The task: Return all of the data exactly as written, without the pictures.

##############################

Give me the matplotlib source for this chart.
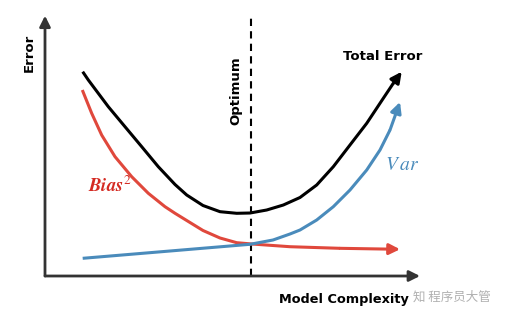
import matplotlib
matplotlib.use("Agg")
import matplotlib.pyplot as plt

plt.rcParams['font.family'] = ['DejaVu Sans', 'Noto Sans CJK SC']
plt.rcParams['mathtext.fontset'] = 'stix'

# Model complexity (x) and error values
total_x = [1.005, 1.155, 1.688, 2.133, 2.579, 3.021, 3.467, 3.779, 4.213, 4.667, 5.112, 5.467, 5.912,
           6.355, 6.8, 7.245, 7.688, 8.133, 8.579, 9.021, 9.288, 9.512]
total_error = [7.888, 7.568, 6.537, 5.764, 4.992, 4.220, 3.533, 3.127, 2.722, 2.483, 2.421, 2.432, 2.548,
               2.741, 3.031, 3.514, 4.220, 5.058, 5.896, 6.861, 7.440, 7.888]

bias_x = [0.995, 1.245, 1.512, 1.867, 2.312, 2.755, 3.2, 3.467, 3.779, 4.213, 4.667, 5.112, 5.512, 6.533, 7.867, 9.467]
bias_sq = [7.181, 6.282, 5.440, 4.606, 3.834, 3.193, 2.676, 2.421, 2.143, 1.757, 1.467, 1.286, 1.236, 1.131, 1.069, 1.031]

var_x = [1.005, 5.467, 6.08, 6.533, 6.8, 7.245, 7.688, 8.133, 8.579, 8.933, 9.2, 9.467]
variance = [0.683, 1.224, 1.390, 1.622, 1.776, 2.162, 2.676, 3.320, 4.093, 4.865, 5.637, 6.718]

optimum_x = 5.49

c_black = '#000000'
c_red = '#e0483c'
c_blue = '#4a8bbb'

fig = plt.figure(figsize=(5.09, 3.19), dpi=100)
ax = fig.add_axes([0, 0, 1, 1])
ax.set_xlim(-1.2, 12.373)
ax.set_ylim(-1.66, 10.656)
ax.axis('off')

# axes arrows
ax.annotate('', xy=(0, 10.05), xytext=(0, 0),
            arrowprops=dict(arrowstyle='-|>', color='#333333', lw=2, mutation_scale=16, shrinkA=0, shrinkB=0))
ax.annotate('', xy=(10.0, 0), xytext=(0, 0),
            arrowprops=dict(arrowstyle='-|>', color='#333333', lw=2, mutation_scale=16, shrinkA=0, shrinkB=0))

# optimum line
ax.plot([optimum_x, optimum_x], [0, 10.1], ls=(0, (3.5, 2.5)), color='black', lw=1.5)

def curve(xs, ys, color):
    ax.plot(xs[:-1], ys[:-1], color=color, lw=2.2, solid_joinstyle='round', solid_capstyle='butt')
    ax.annotate('', xy=(xs[-1], ys[-1]), xytext=(xs[-2], ys[-2]),
                arrowprops=dict(arrowstyle='-|>', color=color, lw=2.2, mutation_scale=16, shrinkA=0, shrinkB=0))

curve(bias_x, bias_sq, c_red)
curve(var_x, variance, c_blue)
curve(total_x, total_error, c_black)

# labels
ax.text(-0.43, 8.61, 'Error', rotation=90, ha='center', va='center', fontsize=9.5, fontweight='bold')
ax.text(5.09, 7.14, 'Optimum', rotation=90, ha='center', va='center', fontsize=9.5, fontweight='bold')
ax.text(9.01, 8.49, 'Total Error', ha='center', va='center', fontsize=9.5, fontweight='bold')
ax.text(9.52, 4.29, r'$V\,ar$', ha='center', va='center', fontsize=14, color=c_blue)
ax.text(1.73, 3.47, r'$\mathbfit{Bias}^{2}$', ha='center', va='center', fontsize=13.5, color='#d42a22')
ax.text(7.97, -0.89, 'Model Complexity', ha='center', va='center', fontsize=9.3, fontweight='bold')
ax.text(10.85, -0.81, '知 程序员大管', ha='center', va='center', fontsize=9,
        color='#b0b0b0', family=['Noto Sans CJK SC', 'DejaVu Sans'])

fig.savefig('out.png', dpi=100)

##############################

Solution below:
Give me the matplotlib source for this chart.
import matplotlib
matplotlib.use("Agg")
import matplotlib.pyplot as plt

plt.rcParams['font.family'] = ['DejaVu Sans', 'Noto Sans CJK SC']
plt.rcParams['mathtext.fontset'] = 'stix'

# Model complexity (x) and error values
total_x = [1.005, 1.155, 1.688, 2.133, 2.579, 3.021, 3.467, 3.779, 4.213, 4.667, 5.112, 5.467, 5.912,
           6.355, 6.8, 7.245, 7.688, 8.133, 8.579, 9.021, 9.288, 9.512]
total_error = [7.888, 7.568, 6.537, 5.764, 4.992, 4.220, 3.533, 3.127, 2.722, 2.483, 2.421, 2.432, 2.548,
               2.741, 3.031, 3.514, 4.220, 5.058, 5.896, 6.861, 7.440, 7.888]

bias_x = [0.995, 1.245, 1.512, 1.867, 2.312, 2.755, 3.2, 3.467, 3.779, 4.213, 4.667, 5.112, 5.512, 6.533, 7.867, 9.467]
bias_sq = [7.181, 6.282, 5.440, 4.606, 3.834, 3.193, 2.676, 2.421, 2.143, 1.757, 1.467, 1.286, 1.236, 1.131, 1.069, 1.031]

var_x = [1.005, 5.467, 6.08, 6.533, 6.8, 7.245, 7.688, 8.133, 8.579, 8.933, 9.2, 9.467]
variance = [0.683, 1.224, 1.390, 1.622, 1.776, 2.162, 2.676, 3.320, 4.093, 4.865, 5.637, 6.718]

optimum_x = 5.49

c_black = '#000000'
c_red = '#e0483c'
c_blue = '#4a8bbb'

fig = plt.figure(figsize=(5.09, 3.19), dpi=100)
ax = fig.add_axes([0, 0, 1, 1])
ax.set_xlim(-1.2, 12.373)
ax.set_ylim(-1.66, 10.656)
ax.axis('off')

# axes arrows
ax.annotate('', xy=(0, 10.05), xytext=(0, 0),
            arrowprops=dict(arrowstyle='-|>', color='#333333', lw=2, mutation_scale=16, shrinkA=0, shrinkB=0))
ax.annotate('', xy=(10.0, 0), xytext=(0, 0),
            arrowprops=dict(arrowstyle='-|>', color='#333333', lw=2, mutation_scale=16, shrinkA=0, shrinkB=0))

# optimum line
ax.plot([optimum_x, optimum_x], [0, 10.1], ls=(0, (3.5, 2.5)), color='black', lw=1.5)

def curve(xs, ys, color):
    ax.plot(xs[:-1], ys[:-1], color=color, lw=2.2, solid_joinstyle='round', solid_capstyle='butt')
    ax.annotate('', xy=(xs[-1], ys[-1]), xytext=(xs[-2], ys[-2]),
                arrowprops=dict(arrowstyle='-|>', color=color, lw=2.2, mutation_scale=16, shrinkA=0, shrinkB=0))

curve(bias_x, bias_sq, c_red)
curve(var_x, variance, c_blue)
curve(total_x, total_error, c_black)

# labels
ax.text(-0.43, 8.61, 'Error', rotation=90, ha='center', va='center', fontsize=9.5, fontweight='bold')
ax.text(5.09, 7.14, 'Optimum', rotation=90, ha='center', va='center', fontsize=9.5, fontweight='bold')
ax.text(9.01, 8.49, 'Total Error', ha='center', va='center', fontsize=9.5, fontweight='bold')
ax.text(9.52, 4.29, r'$V\,ar$', ha='center', va='center', fontsize=14, color=c_blue)
ax.text(1.73, 3.47, r'$\mathbfit{Bias}^{2}$', ha='center', va='center', fontsize=13.5, color='#d42a22')
ax.text(7.97, -0.89, 'Model Complexity', ha='center', va='center', fontsize=9.3, fontweight='bold')
ax.text(10.85, -0.81, '知 程序员大管', ha='center', va='center', fontsize=9,
        color='#b0b0b0', family=['Noto Sans CJK SC', 'DejaVu Sans'])

fig.savefig('out.png', dpi=100)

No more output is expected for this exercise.